Photo: Mike Stewart Associated Press Two students sit in front of a memorial to the victims of the shootings at Apalachee High School in Winder
Agence France-Presse in Washington
Published at 8:18 p.m.
- United States
A 14-year-old boy was charged Thursday with the murder of four people at his high school in the southeastern United States the previous day, local authorities announced.
The tragedy was part of a gruesome series of shootings in the United States, which has long been plagued by school and university shootings.
The suspect is accused of killing two teachers and two 14-year-old boys, also students at Apalachee High School in Winder, about 70 kilometers northeast of Atlanta.
The Georgia State Bureau of Investigation, which said he would be tried as an adult, said he would be arraigned Friday before a court.
“The investigation into the Apalachee High School shooting is ongoing,” the office said on X. “This is day two of a very complex investigation and due process is paramount,” it added, noting that autopsies of the victims were scheduled for Thursday.
Such tragedies are recurrent in the United States, where there are more guns than people and where regulations on the purchase of weapons, including military-grade weapons, are relatively lax.

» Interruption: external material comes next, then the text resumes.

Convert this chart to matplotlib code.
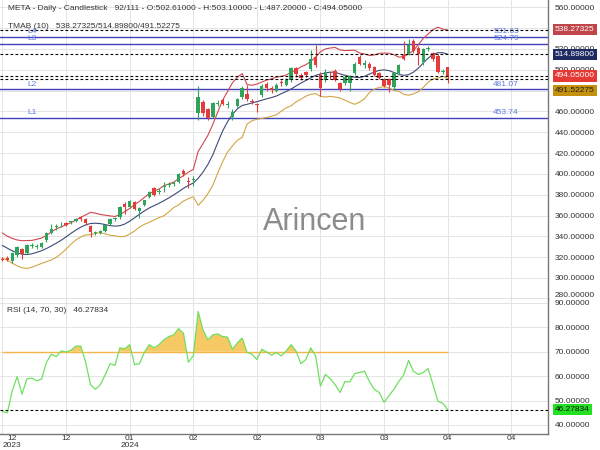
import numpy as np
import matplotlib.pyplot as plt
import matplotlib.transforms as mtransforms

plt.rcParams['font.family'] = ['Liberation Sans', 'DejaVu Sans']

# daily candles, META
opens = [318.5, 319.5, 316, 322.5, 328, 324, 331, 330, 330, 336,
         343.5, 349, 351.5, 353, 353.5, 354.5, 359, 356.5, 350, 343,
         343, 345.5, 352, 357, 359, 371, 368.5, 372.5, 364, 370,
         378, 386, 383, 387.5, 389.5, 390, 392.5, 403, 393, 394,
         458, 469.5, 462, 455, 467, 471, 466, 455, 465, 473.5,
         477, 470, 466.5, 476, 486.5, 482, 480, 488, 485.5, 490,
         501.5, 495, 497.5, 500.5, 512.5, 495, 490, 495, 499, 487,
         487.5, 487, 497, 512.5, 504.5, 506, 503, 497, 491, 491.5,
         483.5, 496.5, 514, 515.5, 528, 521, 507, 520, 516, 513.5,
         497.5, 502.61]
highs = [320, 321, 325, 331, 329, 333, 334, 333, 335, 344,
         352, 352, 354, 354, 355, 358, 360, 357.5, 351, 345,
         346, 352, 358, 359, 369, 373, 375, 374, 368, 375,
         384, 387, 386, 392, 392, 393, 401, 405, 397, 398,
         484.5, 471, 463, 469.5, 471, 472.5, 470, 462, 473, 484,
         485, 472, 468, 486, 488.5, 484, 487, 490, 492, 502.5,
         503, 497, 499, 519, 523.5, 498, 501, 498, 500.5, 488,
         496, 495, 507, 514, 509, 507, 504, 498, 492, 492.5,
         498, 506, 528, 530, 529.5, 523, 521, 522.5, 517.5, 515,
         501, 503.1]
lows = [316, 316.5, 314, 320, 318, 323, 329, 327.5, 329, 335,
        342, 346, 349, 350, 352, 354, 355, 351, 339.5, 341,
        342, 344.5, 351, 355, 357, 361, 367, 365, 357.5, 369,
        377, 379, 381, 383, 387, 388, 391, 398, 386, 388,
        451.5, 456, 452, 453.5, 465, 466, 463, 452, 464, 472,
        470, 467, 459, 474, 479.5, 478, 479, 484, 484, 488,
        493, 490, 493, 499, 503, 474.5, 488, 491, 489, 480,
        485, 480, 495, 505, 502, 500, 494, 491, 483, 479,
        481, 495, 509, 514, 516, 505, 505, 518, 508, 496.5,
        496, 487.2]
closes = [317.5, 317, 324, 330, 323.5, 332, 331.5, 330.5, 333.5, 343,
          347.5, 350, 352, 351, 354, 357, 356.5, 352.5, 344.5, 343.5,
          345.5, 351, 356.5, 357.5, 368, 368.5, 373.5, 366, 367.5, 374.5,
          382.5, 380, 384, 388.5, 390.5, 391.5, 400, 399.5, 392, 395,
          473.5, 458, 454, 468.5, 467.5, 467.5, 467, 459.5, 471.5, 482,
          472, 469.5, 466, 484.5, 482, 480.5, 485.5, 487.5, 490, 501.5,
          495.5, 492, 495, 510, 505, 482.5, 498, 494.5, 490, 481.5,
          493.5, 494, 506, 506, 506.5, 501.5, 495, 492.5, 484, 485.5,
          497, 504.5, 510, 524, 518, 515.5, 519.5, 521, 510, 498,
          499, 494.05]

# TMAB(10): middle line and half band width
tma_mid = [331.2, 328.6, 326.1, 324.1, 322.8, 322.5, 323.2, 324.6, 326.2, 328.3,
           330.8, 333.4, 336.2, 339.4, 342.8, 346.0, 348.8, 351.0, 352.3, 352.6,
           352.2, 351.3, 350.3, 349.8, 350.2, 351.8, 354.5, 357.8, 361.2, 364.4,
           367.2, 369.5, 371.7, 374.2, 376.9, 379.8, 382.8, 386.1, 388.9, 391.2,
           395.7, 401.8, 409.1, 418.4, 430.0, 441.2, 450.0, 457.1, 462.5, 465.7,
           466.8, 468.1, 469.3, 470.7, 472.1, 473.3, 474.8, 477.0, 479.2, 481.5,
           484.4, 487.2, 489.7, 492.2, 494.6, 495.9, 496.9, 497.7, 497.6, 496.0,
           494.6, 493.6, 492.8, 492.5, 493.7, 495.9, 497.8, 499.4, 499.9, 499.2,
           497.4, 495.7, 494.6, 495.3, 497.7, 501.5, 506.5, 511.2, 514.8, 516.4,
           516.4, 514.898]
tma_width = [12.0, 11.5, 11.9, 12.4, 13.0, 13.4, 12.9, 12.5, 12.2, 12.6,
             13.5, 13.7, 12.8, 11.7, 10.4, 9.5, 9.5, 9.6, 10.7, 9.7,
             8.8, 9.0, 9.3, 9.3, 10.6, 11.9, 12.3, 12.7, 12.3, 12.9,
             13.7, 13.8, 13.7, 14.5, 13.4, 12.2, 12.6, 12.2, 12.7, 13.1,
             25.8, 27.3, 28.0, 29.2, 29.3, 29.5, 29.1, 30.3, 30.3, 30.7,
             19.0, 17.0, 16.9, 17.5, 18.0, 17.9, 18.1, 16.7, 15.8, 16.1,
             15.3, 15.6, 15.1, 15.7, 17.5, 21.4, 23.1, 23.2, 23.8, 23.1,
             23.8, 25.0, 26.0, 23.6, 21.5, 17.8, 16.4, 16.4, 16.1, 16.7,
             17.1, 16.4, 18.1, 19.8, 20.9, 22.6, 23.5, 23.1, 23.7, 24.5,
             22.6, 23.375]

rsi = [45.5, 45.0, 54.0, 59.8, 52.6, 58.9, 59.2, 58.1, 58.8, 65.7,
       69.0, 68.0, 70.3, 69.9, 70.6, 72.3, 72.3, 65.7, 56.5, 54.6,
       56.5, 60.5, 65.1, 64.4, 71.6, 71.2, 72.9, 64.7, 65.1, 69.7,
       72.9, 71.6, 72.9, 74.9, 76.2, 76.9, 79.5, 77.5, 65.7, 68.3,
       86.5, 78.8, 74.9, 76.9, 77.3, 76.2, 76.0, 71.0, 73.6, 75.6,
       69.7, 69.0, 66.8, 71.0, 69.9, 68.6, 69.7, 68.3, 70.3, 72.9,
       70.3, 65.1, 66.8, 71.6, 68.3, 55.9, 60.7, 58.9, 56.5, 53.3,
       57.8, 57.6, 61.1, 61.5, 62.0, 57.8, 54.6, 53.3, 49.3, 52.0,
       54.6, 57.8, 60.5, 66.4, 62.0, 60.7, 61.5, 63.1, 56.5, 49.7,
       48.9, 46.27834]

level_names = ['L1', 'L2', 'L3', 'L4']
level_values = [453.74, 481.07, 524.79, 531.63]

tick_bars = [0, 13, 26, 39, 52, 65, 78, 91, 104]
tick_labels = ['12\n2023', '12', '01\n2024', '02', '02', '03', '03', '04', '04']
n_slots = 111

x = np.arange(len(closes))
o = np.array(opens)
h = np.array(highs)
l = np.array(lows)
c = np.array(closes)
mid = np.array(tma_mid)
wid = np.array(tma_width)
upper = mid + wid
lower = mid - wid
rsi = np.array(rsi)

fig = plt.figure(figsize=(6, 4.5), dpi=100)
ax = fig.add_axes([0, 1 - 299 / 450, 548 / 600, 299 / 450])
ax2 = fig.add_axes([0, 1 - 434 / 450, 548 / 600, 135 / 450], sharex=ax)

green = '#2ea35a'
red = '#e53b3b'
grid_c = '#e4e4e4'
spine_c = '#777777'

for a in (ax, ax2):
    a.set_facecolor('white')
    a.grid(True, color=grid_c, lw=0.7)
    a.set_axisbelow(True)
    a.yaxis.tick_right()
    a.tick_params(axis='y', length=0, pad=5, labelsize=6, labelcolor='#333333')
    a.tick_params(axis='x', length=0, pad=1, labelsize=6, labelcolor='#333333')
    for s in ('left', 'top'):
        a.spines[s].set_visible(False)
    for s in ('right', 'bottom'):
        a.spines[s].set_color(spine_c)
        a.spines[s].set_linewidth(1)

# candles
colors = np.where(c >= o, green, red)
ax.vlines(x, l, h, colors=colors, lw=0.8, zorder=3)
body = np.maximum(np.abs(c - o), 0.8)
ax.bar(x, body, bottom=np.minimum(o, c), width=0.7, color=colors, zorder=4)

# bands
ax.plot(x, upper, color='#d0484f', lw=0.8, zorder=2)
ax.plot(x, mid, color='#3d4a78', lw=0.8, zorder=2)
ax.plot(x, lower, color='#d4a545', lw=0.8, zorder=2)

ax.set_xlim(-0.5, n_slots + 0.5)
ax.set_ylim(279.8, 567.0)
yt = np.arange(300, 561, 20)
ax.set_yticks(yt)
# 480 sits under the value boxes in the chart
ax.set_yticklabels(['' if v == 480 else '%.5f' % v for v in yt])
ax.tick_params(axis='x', labelbottom=False)

trans = mtransforms.blended_transform_factory(ax.transAxes, ax.transData)
ax.text(1.0 + 7 / 548, 280, '280.00000', transform=trans, fontsize=6,
        color='#333333', va='bottom', ha='left')

# support / resistance levels
for name, val in zip(level_names, level_values):
    ax.axhline(val, color='#4040b8', lw=1, zorder=1)
    ax.text(5, val + 1.5, name, color='#5b7be0', fontsize=6, va='bottom')
    ax.text(100.3, val + 1.5, '%.2f' % val, color='#5b7be0', fontsize=6,
            va='bottom', ha='left')

# current value lines with boxes on the axis (lowest box nudged down, as in the chart)
last_vals = [538.27325, mid[-1], c[-1], 491.52275]
box_shift = [0, 0, 0, -11.5]
box_fc = ['#c0454a', '#1e2b63', '#e53935', '#c4900e']
box_tc = ['white', 'white', 'white', '#222222']
for val, dy, fc, tc in zip(last_vals, box_shift, box_fc, box_tc):
    ax.axhline(val, color='black', lw=0.8, ls=(0, (2.5, 2)), zorder=5)
    ax.text(1.0 + 7 / 548, val + dy, '%.5f' % val, transform=trans, fontsize=6,
            color=tc, va='center', ha='left', zorder=10, clip_on=False,
            bbox=dict(boxstyle='square,pad=0.25', fc=fc, ec='none'))

ax.text(8 / 548, 1 - 8 / 299,
        'META - Daily - Candlestick   92/111 - O:%.5f - H:%.5f - L:%.5f - C:%.5f'
        % (o[-1], h[-1], l[-1], c[-1]),
        transform=ax.transAxes, fontsize=6, color='#333333', va='center')
ax.text(8 / 548, 1 - 26 / 299,
        'TMAB (10)   %.5f/%.5f/%.5f' % (538.27325, mid[-1], 491.52275),
        transform=ax.transAxes, fontsize=6, color='#333333', va='center')
ax.text(315 / 548, 1 - 222 / 299, 'Arincen', transform=ax.transAxes,
        fontsize=22, color='#8c8c8c', ha='center', va='center')

# RSI panel
ax2.hlines(70, x[0], x[-1], color='#f5b548', lw=1, zorder=2)
ax2.fill_between(x, rsi, 70, where=rsi >= 70, interpolate=True,
                 color='#f7c453', alpha=0.9, lw=0, zorder=2)
ax2.plot(x, rsi, color='#6ee060', lw=0.9, zorder=3)
ax2.axhline(rsi[-1], color='black', lw=0.8, ls=(0, (2.5, 2)), zorder=4)
ax2.set_ylim(36.3, 91.6)
ax2.set_yticks(np.arange(40, 91, 10))
ax2.set_yticklabels(['%.5f' % v for v in np.arange(40, 91, 10)])
trans2 = mtransforms.blended_transform_factory(ax2.transAxes, ax2.transData)
ax2.text(1.0 + 7 / 548, rsi[-1], '%.5f' % rsi[-1], transform=trans2,
         fontsize=6, color='#111111', va='center', ha='left', zorder=10,
         clip_on=False, bbox=dict(boxstyle='square,pad=0.25', fc='#22e022', ec='none'))
ax2.text(7 / 548, 1 - 12 / 135, 'RSI (14, 70, 30)   %.5f' % rsi[-1],
         transform=ax2.transAxes, fontsize=6, color='#333333', va='center')

ax2.set_xticks(tick_bars)
ax2.set_xticklabels(tick_labels, linespacing=0.95)
ax2.get_xticklabels()[0].set_horizontalalignment('left')
ax2.get_xticklabels()[0].set_multialignment('center')

fig.savefig('out.png', dpi=100)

According to CNN on Thursday, citing anonymous sources, the weapon used Wednesday was an AR-15 assault rifle — the name of which often crops up in such tragedies — and had been given by the teenager's father as a gift to his son.
The question of the responsibility of the parents of minor perpetrators is increasingly pressing.
“How can you have an assault rifle in your home, not locked up, and know that your child knows where it is?” President Joe Biden asked Thursday. “We need to hold parents accountable who let their children have access to these weapons.”
In April, the parents of a teenager who killed four students at his Michigan high school were sentenced to 10 to 15 years in prison, a first in the United States.
Polls show that a majority of voters support tighter controls on gun purchases and use, something the powerful gun lobby, the NRA, opposes.